Cartelli, Philip Aaron, Harvard U., Cambridge, MA - To aid research on 'Marseille-J4: The (Re)production of Space in a French Mediterranean Port City,' supervised by Dr. Mary Steedly
PHILIP CARTELLI, then a student at Harvard University, Cambridge, Massachusetts, received funding in October 2013 to aid research on 'Marseille-J4: The (Re)production of Space in a French Mediterranean Port City,' supervised by Dr. Mary Steedly. Confronting their increasingly peripheral role in trade networks, former industrial port towns around the world have sought to redefine themselves in order to attract outside investment and visitors. Such processes tend to involve superficial facelifts as well as more lasting changes in infrastructure and accessibility. The Euroméditerranée urban redevelopment project in Marseille, currently the largest of its type under way in Europe, is one such example of a multi-faceted development scheme, with a variety of positive and negative repercussions for Marseillais of different backgrounds and occupations. The dissertation explores the specific transformation of the J4, a waterfront esplanade in downtown Marseille, from a non-purposed common space to one housing two cultural institutions directed towards a largely middle-class public. Beginning before the J4's transformation in 2010 and culminating in 2014, one year after Marseille had assumed the title of European Capital of Culture, fieldwork unraveled competing exigencies of the J4's changing users and its newly imposed and institutionalized appropriate uses.
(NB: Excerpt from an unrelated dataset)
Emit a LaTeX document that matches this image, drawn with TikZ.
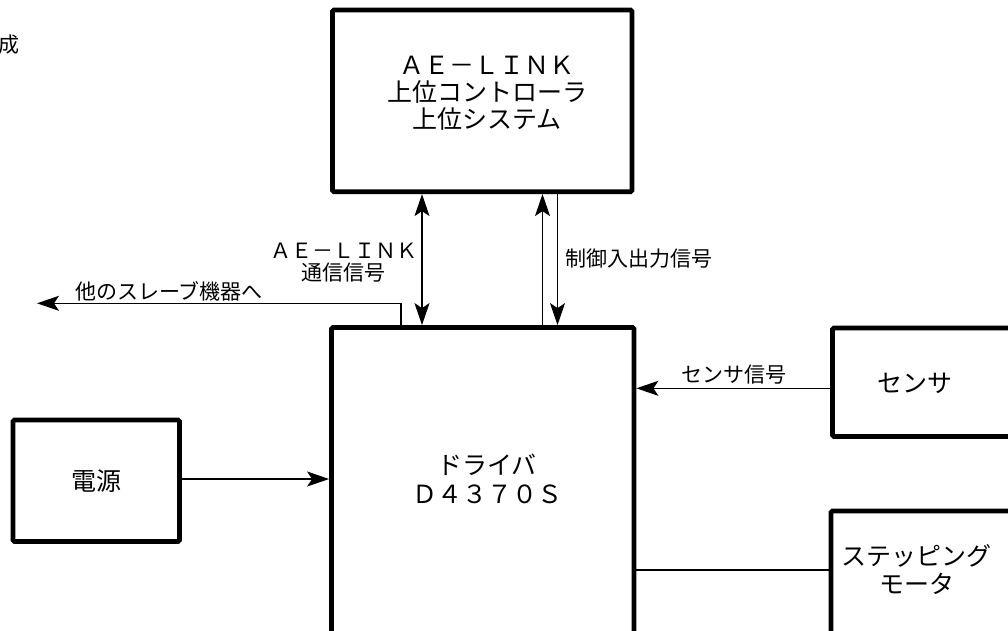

The grantee accomplished this research through participating in the J4's daily life, conducting interviews with those in the echelons of institutional power, archival research, and considering the perspectives of daily and occasional users of the space.
Vilageliu, Dr. Roger Canals, U. of Barcelona, Barcelona, Spain - To aid filmmaking on 'Afro-Venezuelan Rituals in Barcelona: A Comparative Study of Religious Nomadism through Film' - Fejos Postdoctoral Fellowship
Preliminary abstract: 'Gods in motion' is a film about the practice of Afro-Venezuelan religious rituals in Barcelona (Spain). The project focuses on the cult of María Lionza, a highly popular Afro-American ritual in Venezuela in which episodes of spirit possession are common. At the same time, the film will show how the celebration in honor of San Juan Batista is introduced in Barcelona, combining with the Catalan celebration of Sant Joan, and will demonstrate the practice of the cult of the Virgin of Chiquinquirá, patron saint of the region of Maracaibo. All three cults are closely related and mutually complement each other. By following a group of believers and a cult groups made up of both Catalans and Venezuelans, the film will show how these religions are adapted to a new cultural context, being modified and incorporating elements of local culture. The film aims to contribute significantly to current debates about diaspora, religion and transnationalism. 'Gods in Motion' is an innovative film which combines images filmed in Venezuela with others filmed in Barcelona. Through this 'transcultural montage', the film aims to show the continuities and discontinuities which emerge from a religious practice when this takes on a transnational dimension.
Marquez, Jr., Arturo, Northwestern U., Evanston, IL - To aid research on 'A Senegalese Odyssey: Migration and Mental Health in Catalonia, Spain,' supervised by Dr. Rebecca A. Seligman
ARTURO MARQUEZ, JR., then a student at Northwestern University, Evanston, Illinois, received funding in April 2013 to aid research on 'A Senegalese Odyssey: Migration and Mental Health in Catalonia, Spain,' supervised by Dr. Rebecca A. Seligman. This dissertation research provides an ethnographic study of the production, circulation, and recontextualization of humanitarian discourse in local institutions working with undocumented and tenuously documented West African residents in the province of Barcelona. Based on eighteen months of fieldwork, this study demonstrates the ways in which institutional discourse anchored in psychiatric and humanitarian registers enables forms of recognition according to broader subject formation processes and subsumes West Africans' lived experience within a distinct model of institutional personhood. Fieldwork was conducted in two main institutions and in multiple non-institutional contexts. With unemployment at record high levels, many West Africans have relied on 'occupied' industrial buildings and complexes as strategic spaces for housing, work, and transnational social relations. Local groups have made human rights claims on behalf of migrants, but in mobilizing public support they have relied on language that reifies the figure of the 'humanitarian subject' embedded in state governmentality. The struggles of West Africans, specifically from Senegal, align with an alternative model of personhood and a distinct transnational morality, which are ultimately obfuscated in the odyssey to remain in Spain.